Think about this: what would happen if a team won a championship, but then never practiced again? Would we expect them to repeat that same feat the next year? Perhaps they could rely on sheer talent, but more than likely that team will not make it to the end. Why? Because they focused too much on their past successes that they have grown stagnant, thinking that what has happened in the past will give them the same result in the present.
Think about your struggle with sin. A past victory over a certain sin struggle is not reason enough to grow complacent in your battle today. Why? We may take a day off, but our adversary won’t. He seeks to devour us and to destroy us. Therefore, we should passionately grow in our knowledge of Christ and the gospel, so that we will be more faithful today.
Consider the 2nd case: forgetting past failures. Too often, the world places too high of an emphasis on one’s past. There are some that believe your past determines your future. Yes, your past can affect your life, but it doesn’t have to determine your future. The gospel is greater than your past. Think about the guy that is writing this letter! He persecuted Christians. He sought to destroy the way of Jesus, but he was transformed by the gracious power of the gospel. Now, Paul is writing to Christians and instructing them on matters of the Christian faith.
Paul doesn’t fall into the trap of thinking, “I have messed up. I’m of no use now for the kingdom.” He simply forgets and runs ahead. Now, we must not think that this means we shouldn’t repent and seek reconciliation with the Father or those that we have harmed; the gospel calls for this. We must deal with sin, but if you’ve been forgiven and sought to make things right, then forget and run. Don’t let Satan bring up accusations against you if Christ has forgiven you (Merida & Chan, Philippians, 153).”
As Paul forgets what lies behind and strains forward, he does so by remembering the gospel. The gospel is our foundation and motivation to live faithfully in the present. Paul references the “upward call of God in Christ Jesus (v.14).” What is this call? It is the call of salvation; it is the call of grace. We have been saved by grace alone through faith alone in Christ alone. Paul is not moving beyond the gospel. Christian maturity involves going deeper into the gospel and never beyond the gospel (Ibid., 155).

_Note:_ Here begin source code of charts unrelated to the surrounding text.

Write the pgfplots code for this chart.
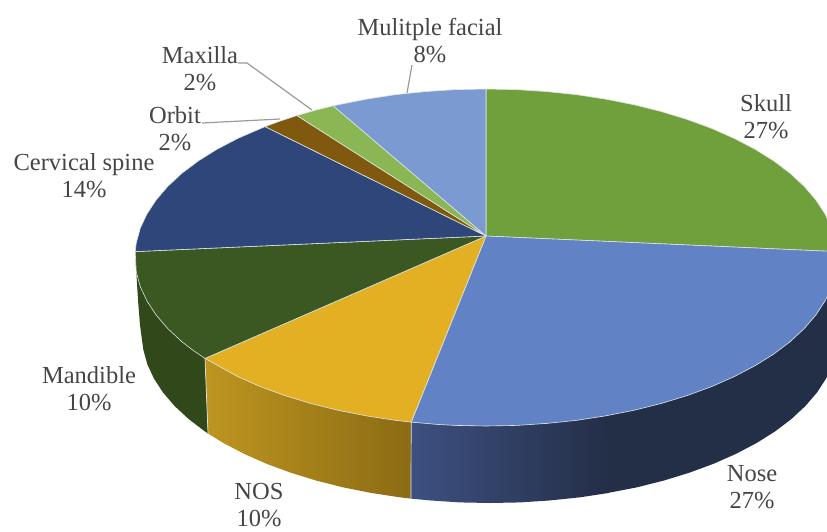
\documentclass[border=0pt]{standalone}
\usepackage{pgfplots}
\pgfplotsset{compat=1.18}
\usepackage{fontspec}
\setmainfont{Liberation Serif}
\definecolor{cSkull}{HTML}{70A03B}
\definecolor{cNose}{HTML}{6282C6}
\definecolor{cNOS}{HTML}{E3B024}
\definecolor{cMand}{HTML}{3B5722}
\definecolor{cMandW}{HTML}{30481A}
\definecolor{cCerv}{HTML}{2E4679}
\definecolor{cOrb}{HTML}{80590F}
\definecolor{cMax}{HTML}{8AB654}
\definecolor{cMul}{HTML}{7C9AD2}
\definecolor{wNOSa}{HTML}{BE9520}
\definecolor{wNOSb}{HTML}{8B6B14}
\definecolor{wNosea}{HTML}{3D5080}
\definecolor{wNoseb}{HTML}{232E47}
\definecolor{edge}{HTML}{DDE6E4}
\definecolor{lab}{HTML}{454545}
\definecolor{lead}{HTML}{9A9A9A}
\begin{document}
\begin{tikzpicture}
\path[use as bounding box] (0,0) rectangle (827pt,531pt);
\begin{axis}[
  at={(0,0)},anchor=south west,
  width=827pt,height=531pt,scale only axis,
  xmin=0,xmax=827,ymin=0,ymax=531,y dir=reverse,
  hide axis,
  every axis plot/.append style={line join=round},
]
% side walls
\addplot[fill=cMandW,draw=none] coordinates {(135.2,251.6)(140.3,286.8)(156.2,315.1)(182,341.8)(205,358.4)(208,433.5)(204.9,431.4)(188.6,419)(174.6,406)(163,392.5)(153.9,378.5)(147.3,364.2)(143.3,349.6)(140,325)(138,300)(136.5,275)} --cycle;
\addplot[left color=wNOSa,right color=wNOSb,draw=none] coordinates {(205,358.4)(237.8,376.6)(284.7,395.5)(337.7,410.2)(411.2,422.1)(411,498.6)(399.9,497.3)(371,492.9)(342.9,487.3)(316,480.5)(290.4,472.6)(266.3,463.7)(244,453.8)(223.4,443)(208,433.5)} --cycle;
\addplot[left color=wNosea,right color=wNoseb,draw=none] coordinates {(411.2,422.1)(455.4,425.4)(486,426)(546.9,423.4)(606,415.8)(609,492.9)(580.1,497.3)(550.4,500.4)(520.3,502.4)(490,503)(459.7,502.4)(429.6,500.4)(411,498.6)} --cycle;
\addplot[fill=wNoseb,draw=none] coordinates {(605,415.8)(661.5,403.4)(711.6,386.6)(754.9,365.8)(790,341.8)(815.8,315.1)(831.7,286.8)(836.8,251.6)(838,335)(832.7,364.2)(826.1,378.5)(817,392.5)(805.4,406)(791.4,419)(775.1,431.4)(756.6,443)(736.1,453.8)(713.7,463.7)(689.6,472.6)(664,480.5)(637.1,487.3)(608,492.9)} --cycle;
% wall separators
\addplot[edge,line width=0.7pt] coordinates {(205,358.4)(208,433.5)};
\addplot[edge,line width=0.7pt] coordinates {(411.2,422.1)(411,498.6)};
% top slices
\addplot[fill=cSkull,draw=edge,line width=0.6pt] coordinates {(486,236)(486,89)(516.6,89.6)(546.9,91.6)(576.8,94.7)(606,99.2)(634.3,104.8)(661.5,111.6)(687.3,119.5)(711.6,128.4)(734.2,138.4)(754.9,149.2)(773.5,160.8)(790,173.2)(804.1,186.3)(815.8,199.9)(825,213.9)(831.7,228.2)(835.7,242.8)(836.8,251.6)} --cycle;
\addplot[fill=cNose,draw=edge,line width=0.6pt] coordinates {(486,236)(836.8,251.6)(835.7,272.2)(831.7,286.8)(825,301.1)(815.8,315.1)(804.1,328.7)(790,341.8)(773.5,354.2)(754.9,365.8)(734.2,376.6)(711.6,386.6)(687.3,395.5)(661.5,403.4)(634.3,410.2)(606,415.8)(576.8,420.3)(546.9,423.4)(516.6,425.4)(486,426)(455.4,425.4)(437.1,424.4)(411.2,422.1)} --cycle;
\addplot[fill=cNOS,draw=edge,line width=0.6pt] coordinates {(486,236)(411.2,422.1)(395.2,420.3)(366,415.8)(337.7,410.2)(310.5,403.4)(284.7,395.5)(260.4,386.6)(237.8,376.6)(205,358.4)} --cycle;
\addplot[fill=cMand,draw=edge,line width=0.6pt] coordinates {(486,236)(205,358.4)(193,350.3)(182,341.8)(167.9,328.7)(156.2,315.1)(147,301.1)(140.3,286.8)(136.3,272.2)(135.2,251.6)} --cycle;
\addplot[fill=cCerv,draw=edge,line width=0.6pt] coordinates {(486,236)(135.2,251.6)(136.3,242.8)(140.3,228.2)(147,213.9)(156.2,199.9)(167.9,186.3)(182,173.2)(198.5,160.8)(217.1,149.2)(237.8,138.4)(265.1,126.6)} --cycle;
\addplot[fill=cOrb,draw=edge,line width=0.6pt] coordinates {(486,236)(265.1,126.6)(279.7,121.2)(296.9,115.5)} --cycle;
\addplot[fill=cMax,draw=edge,line width=0.6pt] coordinates {(486,236)(296.9,115.5)(315.8,110.1)(333.2,105.8)} --cycle;
\addplot[fill=cMul,draw=edge,line width=0.6pt] coordinates {(486,236)(333.2,105.8)(366,99.2)(395.2,94.7)(425.1,91.6)(455.4,89.6)(486,89)} --cycle;
% leader lines
\addplot[lead,line width=1.2pt] coordinates {(238,63)(247,63)(312,110)};
\addplot[lead,line width=1.2pt] coordinates {(202,123)(280,119)};
\addplot[lead,line width=1.2pt] coordinates {(412,65)(407,93)};
% labels
\begin{scope}[every node/.style={align=center,text=lab,font=\fontsize{24.5}{27}\selectfont,inner sep=0pt}]
\node at (axis cs:430,41) {Mulitple facial\\8\%};
\node at (axis cs:200,69) {Maxilla\\2\%};
\node at (axis cs:175,129) {Orbit\\2\%};
\node at (axis cs:84,176) {Cervical spine\\14\%};
\node at (axis cs:766,117) {Skull\\27\%};
\node at (axis cs:89,389) {Mandible\\10\%};
\node at (axis cs:259,505) {NOS\\10\%};
\node at (axis cs:752,487) {Nose\\27\%};
\end{scope}
\end{axis}
\end{tikzpicture}
\end{document}
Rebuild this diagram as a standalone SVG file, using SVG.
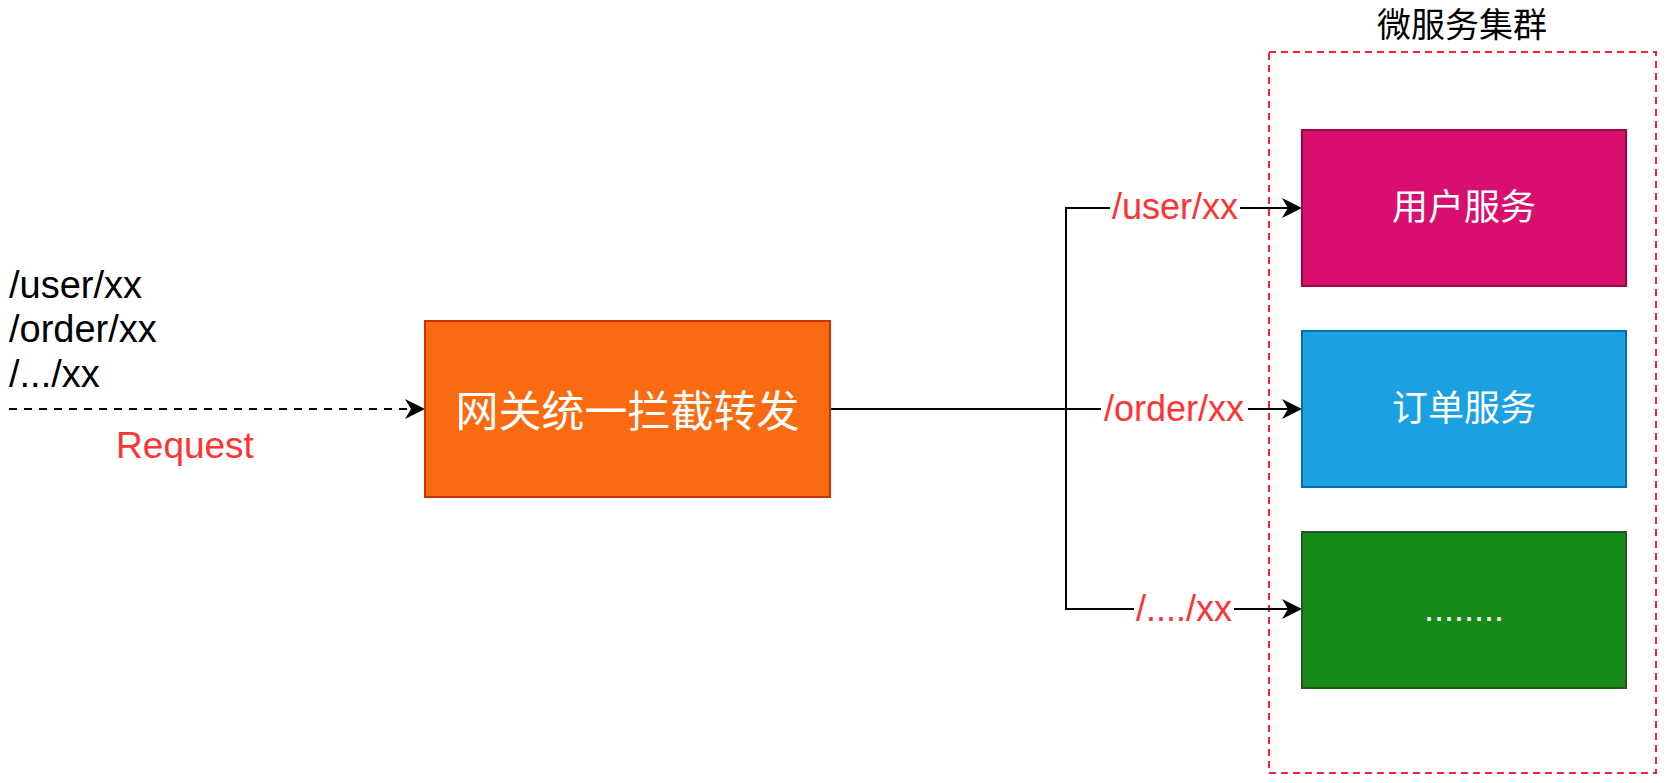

We grow as Christians out of the overflow of the salvation that we have received from God’s gracious hand. Too often, Christians believe that the gospel is only necessary for salvation. The gospel is necessary for salvation, but it’s also necessary for our sanctification. If we wish to be faithful in our Christian lives, we must adopt an understanding of how the gospel shapes every area of our lives. If we attempt to live obedient lives to the praise of the Father without being ‘gospel-fueled’ we will quickly burn out and quit.
Don’t let Satan bring up accusations against you if Christ has forgiven you.
We must remember that we have been saved by grace and are now indwelt by the presence of the Holy Spirit. The Spirit seeks to lead us into righteousness and faithfulness. We are indwelt with this power and are now able to live faithfully before God. We must walk in Christlikeness by the power of the Spirit. This is Paul’s heart. He says, “But I press on to make it my own, because Christ Jesus has made me His own (Phil. 3:12).” The gospel motivates us into a desire to live a life that is pleasing to God.
Consider your life. What are some things that you need to let go of today? Are there past failures that are holding you back from living faithfully before God? Are you growing stagnant in your faith because of past achievements? If so, be like the Apostle Paul and ‘forget and run’.
What motivates you in the present? Is it the gospel? Has the gospel given you a passionate desire to grow in Christlikeness? If not, take that to the Lord and confess that you long to be more like Christ. Ask God to bring to remembrance the beauty of His gracious work in your salvation. Remember the gospel daily. The gospel isn’t just for unbelievers, but is necessary for believers every second of every day. Continuously proclaim the gospel to yourself.
May we never grow stagnant in our faith, but may we be conformed to the image of Jesus Christ.